Aquí es donde la ironía husserliana alcanza su punto más agudo: en lugar de superar el problema mediante una nueva doctrina o sistema filosófico, nos propone algo mucho más modesto, pero a la vez más radical. No se trata de inventar un nuevo modelo de racionalidad, sino de aprender a archivar mejor, a organizar el pensamiento de manera que pueda resistir las trampas del objetivismo y el subjetivismo. La solución no es un nuevo paradigma, sino una nueva actitud frente al conocimiento.

En última instancia, la propuesta husserliana nos lleva a una pregunta más fundamental: ¿es posible pensar sin muletas? ¿Podemos existir en el mundo sin apoyarnos en estructuras epistemológicas que inevitablemente limitan nuestra comprensión? La respuesta, paradójicamente, parece ser negativa. Siempre necesitaremos algún tipo de soporte para estructurar el pensamiento, pero la clave está en elegir el soporte adecuado.
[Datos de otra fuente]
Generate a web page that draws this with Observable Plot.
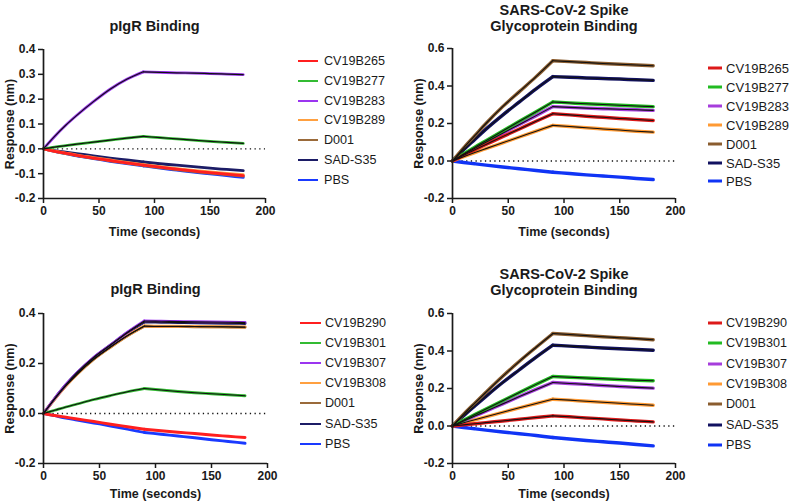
<!DOCTYPE html>
<html><head><meta charset="utf-8">
<script src="https://cdn.jsdelivr.net/npm/d3@7"></script>
<script src="https://cdn.jsdelivr.net/npm/@observablehq/plot@0.6"></script>
<style>
body{margin:0;background:#fff;}
#root{position:relative;width:800px;height:504px;font-family:"Liberation Sans",Arial,Helvetica,sans-serif;overflow:hidden;}
.panel{position:absolute;width:400px;height:252px;}
.row{position:absolute;white-space:nowrap;color:#1a1a1a;transform:translateY(-50%);line-height:1;}
.sw{position:absolute;transform:translateY(-50%);}
</style></head><body><div id="root"></div>
<script>
// time points (seconds); association ends at 90 s, dissociation from 90 s
const time = [0,10,20,30,45,60,75,90,105,120,135,150,165,180];
const switchTime = 90;
const xTicks = [0,50,100,150,200];

const namesA = ["CV19B265","CV19B277","CV19B283","CV19B289","D001","SAD-S35","PBS"];
const namesB = ["CV19B290","CV19B301","CV19B307","CV19B308","D001","SAD-S35","PBS"];
const colorsThin = ["#ff1f1f","#33bb33","#9b35f0","#ffa040","#9a6a3a","#1c1c66","#1a3aff"];
const colorsThick = ["#dd1a1a","#22bb22","#a63ddc","#ff9a33","#8a5c2e","#111160","#1034f5"];

// Panel 1: pIgR Binding (set A)
const p1_CV19B265 = [0,-0.010,-0.018,-0.026,-0.037,-0.047,-0.057,-0.066,-0.074,-0.082,-0.089,-0.096,-0.102,-0.108];
const p1_CV19B277 = [0,0.007,0.013,0.019,0.027,0.035,0.043,0.050,0.045,0.040,0.035,0.030,0.026,0.022];
const p1_CV19B283 = [0,0.050,0.095,0.135,0.190,0.240,0.280,0.310,0.308,0.306,0.305,0.303,0.301,0.299];
const p1_CV19B289 = [0,-0.009,-0.017,-0.025,-0.035,-0.045,-0.055,-0.064,-0.072,-0.080,-0.087,-0.093,-0.099,-0.104];
const p1_D001     = [0,-0.010,-0.019,-0.027,-0.038,-0.048,-0.058,-0.067,-0.076,-0.084,-0.091,-0.098,-0.104,-0.110];
const p1_SADS35   = [0,-0.007,-0.013,-0.019,-0.028,-0.037,-0.045,-0.053,-0.060,-0.066,-0.072,-0.078,-0.083,-0.088];
const p1_PBS      = [0,-0.010,-0.019,-0.028,-0.039,-0.050,-0.060,-0.069,-0.078,-0.086,-0.094,-0.101,-0.108,-0.115];

// Panel 2: SARS-CoV-2 Spike (set A)
const p2_CV19B265 = [0,0.031,0.060,0.088,0.130,0.171,0.212,0.252,0.246,0.239,0.233,0.227,0.221,0.216];
const p2_CV19B277 = [0,0.038,0.074,0.108,0.160,0.212,0.263,0.315,0.310,0.305,0.301,0.297,0.293,0.290];
const p2_CV19B283 = [0,0.035,0.068,0.100,0.148,0.195,0.242,0.290,0.286,0.282,0.279,0.276,0.273,0.270];
const p2_CV19B289 = [0,0.023,0.045,0.066,0.097,0.128,0.159,0.190,0.184,0.177,0.171,0.165,0.159,0.154];
const p2_D001     = [0,0.070,0.135,0.200,0.290,0.370,0.450,0.535,0.530,0.525,0.520,0.516,0.512,0.508];
const p2_SADS35   = [0,0.060,0.115,0.170,0.245,0.315,0.385,0.450,0.447,0.443,0.440,0.437,0.433,0.430];
const p2_PBS      = [0,-0.008,-0.015,-0.022,-0.032,-0.041,-0.051,-0.060,-0.067,-0.074,-0.080,-0.086,-0.093,-0.099];

// Panel 3: pIgR Binding (set B)
const p3_CV19B290 = [0,-0.008,-0.015,-0.022,-0.032,-0.043,-0.053,-0.063,-0.069,-0.075,-0.080,-0.086,-0.091,-0.096];
const p3_CV19B301 = [0,0.013,0.026,0.038,0.056,0.072,0.087,0.100,0.094,0.088,0.083,0.079,0.075,0.071];
const p3_CV19B307 = [0,0.060,0.115,0.163,0.225,0.275,0.325,0.370,0.369,0.368,0.367,0.366,0.365,0.364];
const p3_CV19B308 = [0,0.058,0.111,0.158,0.218,0.267,0.312,0.350,0.349,0.349,0.348,0.347,0.347,0.346];
const p3_D001     = [0,0.058,0.111,0.157,0.217,0.266,0.311,0.349,0.348,0.348,0.347,0.347,0.346,0.345];
const p3_SADS35   = [0,0.060,0.115,0.163,0.224,0.274,0.323,0.366,0.365,0.364,0.363,0.362,0.361,0.360];
const p3_PBS      = [0,-0.009,-0.018,-0.026,-0.038,-0.050,-0.063,-0.076,-0.083,-0.090,-0.097,-0.105,-0.112,-0.119];

// Panel 4: SARS-CoV-2 Spike (set B)
const p4_CV19B290 = [0,0.006,0.012,0.018,0.027,0.036,0.045,0.054,0.049,0.043,0.038,0.032,0.027,0.022];
const p4_CV19B301 = [0,0.031,0.061,0.091,0.135,0.179,0.222,0.264,0.260,0.256,0.252,0.248,0.244,0.241];
const p4_CV19B307 = [0,0.027,0.053,0.079,0.118,0.157,0.195,0.232,0.227,0.222,0.216,0.211,0.206,0.202];
const p4_CV19B308 = [0,0.017,0.033,0.049,0.073,0.097,0.120,0.143,0.138,0.132,0.127,0.121,0.116,0.111];
const p4_D001     = [0,0.063,0.122,0.180,0.265,0.345,0.420,0.493,0.488,0.482,0.476,0.471,0.466,0.460];
const p4_SADS35   = [0,0.055,0.107,0.158,0.232,0.300,0.367,0.431,0.426,0.421,0.416,0.412,0.408,0.404];
const p4_PBS      = [0,-0.008,-0.015,-0.022,-0.032,-0.041,-0.051,-0.061,-0.069,-0.077,-0.084,-0.091,-0.099,-0.106];

const titlePIgR = "pIgR Binding";
const titleSpike = "SARS-CoV-2 Spike\nGlycoprotein Binding";
const yLabel = "Response (nm)";
const xLabel = "Time (seconds)";

const panels = [
  {left:0, top:0, title:titlePIgR, titleDy:-24, names:namesA, colors:colorsThin,
   series:[p1_CV19B265,p1_CV19B277,p1_CV19B283,p1_CV19B289,p1_D001,p1_SADS35,p1_PBS],
   fits:["CV19B277","CV19B283"], yDomain:[-0.2,0.4], yTicks:[-0.2,-0.1,0,0.1,0.2,0.3,0.4],
   m:[49,135,54,43], lw:2.8, xDy:33,
   leg:{x1:298,x2:318,tx:324,y0:61,dy:19.8,h:2,fs:12.6}},
  {left:400, top:0, title:titleSpike, titleDy:-31, names:namesA, colors:colorsThick,
   series:[p2_CV19B265,p2_CV19B277,p2_CV19B283,p2_CV19B289,p2_D001,p2_SADS35,p2_PBS],
   fits:["CV19B265","CV19B277","CV19B283","CV19B289","D001","SAD-S35"], yDomain:[-0.2,0.6], yTicks:[-0.2,0,0.2,0.4,0.6],
   m:[48,125,54,52], lw:3.4, xDy:33,
   leg:{x1:708,x2:722,tx:726,y0:68,dy:18.9,h:3,fs:13}},
  {left:0, top:252, title:titlePIgR, titleDy:-24.5, names:namesB, colors:colorsThin,
   series:[p3_CV19B290,p3_CV19B301,p3_CV19B307,p3_CV19B308,p3_D001,p3_SADS35,p3_PBS],
   fits:["CV19B301","CV19B307","CV19B308","D001","SAD-S35"], yDomain:[-0.2,0.4], yTicks:[-0.2,0,0.2,0.4],
   m:[61,133,41,43], lw:2.8, xDy:30,
   leg:{x1:300,x2:321,tx:325,y0:323,dy:20.1,h:2,fs:12.6}},
  {left:400, top:252, title:titleSpike, titleDy:-32, names:namesB, colors:colorsThick,
   series:[p4_CV19B290,p4_CV19B301,p4_CV19B307,p4_CV19B308,p4_D001,p4_SADS35,p4_PBS],
   fits:["CV19B290","CV19B301","CV19B307","CV19B308","D001","SAD-S35"], yDomain:[-0.2,0.6], yTicks:[-0.2,0,0.2,0.4,0.6],
   m:[61,125,41,52], lw:3.4, xDy:30,
   leg:{x1:708,x2:722,tx:726,y0:323,dy:20.3,h:3,fs:12.6}}
];

const root = document.getElementById("root");
const font = '"Liberation Sans", Arial, Helvetica, sans-serif';
const ink = "#1a1a1a";

for (const P of panels) {
  // long-format table, split into association / dissociation phases,
  // drawn in reverse legend order so the first series sits on top
  const rows = [];
  for (let i = P.names.length - 1; i >= 0; i--) {
    P.series[i].forEach((v, j) => {
      const t = time[j];
      if (t <= switchTime) rows.push({name: P.names[i], phase: "a", t, v});
      if (t >= switchTime) rows.push({name: P.names[i], phase: "d", t, v});
    });
  }
  const fitRows = rows.filter(d => P.fits.includes(d.name));
  const zKey = d => d.name + "|" + d.phase;
  const chart = Plot.plot({
    width: 400, height: 252,
    marginTop: P.m[0], marginRight: P.m[1], marginBottom: P.m[2], marginLeft: P.m[3],
    x: {domain: [0, 200]},
    y: {domain: P.yDomain},
    color: {domain: P.names, range: P.colors},
    style: {fontFamily: font, background: "transparent", overflow: "visible", color: ink},
    marks: [
      Plot.ruleY([0], {stroke: "#111", strokeWidth: 1.3, strokeDasharray: "1.3,3.4"}),
      Plot.line(rows, {x: "t", y: "v", z: zKey, stroke: "name", strokeWidth: P.lw, curve: "monotone-x"}),
      Plot.line(fitRows, {x: "t", y: "v", z: zKey, stroke: "#111", strokeWidth: 1.1, curve: "monotone-x"}),
      Plot.ruleX([0], {stroke: ink, strokeWidth: 1.7}),
      Plot.ruleY([P.yDomain[0]], {stroke: ink, strokeWidth: 1.7}),
      Plot.axisX({ticks: xTicks, tickSize: 5, tickPadding: 3, tickFormat: d => String(d),
        fontSize: 12, fontWeight: "bold", label: null, strokeWidth: 1.5, stroke: ink, fill: ink}),
      Plot.axisY({ticks: P.yTicks, tickSize: 5, tickPadding: 3, tickFormat: d => d.toFixed(1),
        fontSize: 12, fontWeight: "bold", label: null, strokeWidth: 1.5, stroke: ink, fill: ink}),
      Plot.text([P.title], {text: d => d, frameAnchor: "top", lineAnchor: "middle", textAnchor: "middle",
        dy: P.titleDy, fontSize: 14.5, fontWeight: "bold", lineHeight: 1.12, fill: ink}),
      Plot.text([yLabel], {text: d => d, frameAnchor: "left", lineAnchor: "middle", textAnchor: "middle",
        dx: -34, rotate: -90, fontSize: 12.5, fontWeight: "bold", fill: ink}),
      Plot.text([xLabel], {text: d => d, frameAnchor: "bottom", lineAnchor: "middle", textAnchor: "middle",
        dy: P.xDy, fontSize: 12.5, fontWeight: "bold", fill: ink})
    ]
  });
  const div = document.createElement("div");
  div.className = "panel";
  div.style.left = P.left + "px";
  div.style.top = P.top + "px";
  div.appendChild(chart);
  root.appendChild(div);

  // legend
  P.names.forEach((n, i) => {
    const y = P.leg.y0 + i * P.leg.dy;
    const sw = document.createElement("div");
    sw.className = "sw";
    sw.style.left = P.leg.x1 + "px";
    sw.style.top = y + "px";
    sw.style.width = (P.leg.x2 - P.leg.x1) + "px";
    sw.style.height = P.leg.h + "px";
    sw.style.background = P.colors[i];
    root.appendChild(sw);
    const tx = document.createElement("div");
    tx.className = "row";
    tx.style.left = P.leg.tx + "px";
    tx.style.top = y + "px";
    tx.style.fontSize = P.leg.fs + "px";
    tx.textContent = n;
    root.appendChild(tx);
  });
}
</script>
</body></html>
Husserl nos invita a abandonar las viejas muletas defectuosas y a construir una nueva herramienta que, en lugar de restringirnos, nos permita caminar con mayor libertad.

Así, nos encontramos al borde de una posibilidad que Husserl solo esbozó, pero que tiene implicaciones profundas para el pensamiento contemporáneo. Si el archivo se convierte en la nueva forma de sostén del conocimiento, entonces la distinción entre ciencia, filosofía e imaginación se vuelve cada vez más difusa. En este punto, la fenomenología roza la patafísica, esa «ciencia de las soluciones imaginarias» que Alfred Jarry proponía como una alternativa radical al racionalismo tradicional. La ironía final es que, al buscar una solución a la crisis de la razón, podríamos estar acercándonos a un territorio donde la imaginación se convierte no solo en una herramienta de pensamiento, sino en su objeto mismo.

La lección de Husserl no es solo una crítica a los errores del pasado, sino una invitación a pensar de manera diferente, a reconstruir nuestra relación con el conocimiento en términos más flexibles y dinámicos. No se trata de elegir entre objetivismo y subjetivismo, sino de encontrar una manera de articular ambos sin caer en sus excesos. Pensar no es solo un acto de análisis o abstracción, sino una forma de habitar el mundo de manera más plena y significativa.

La crisis de la razón no es un problema que pueda resolverse con una simple corrección teórica. Es un desafío existencial que exige una transformación profunda en la manera en que concebimos el pensamiento y la realidad. La tarea, entonces, no es solo diagnosticar la enfermedad, sino aprender a vivir con ella, a encontrar en sus síntomas las claves para una nueva forma de entender el mundo. Y quizás, en ese proceso, descubramos que la verdadera solución no es eliminar las muletas, sino aprender a usarlas de manera más inteligente.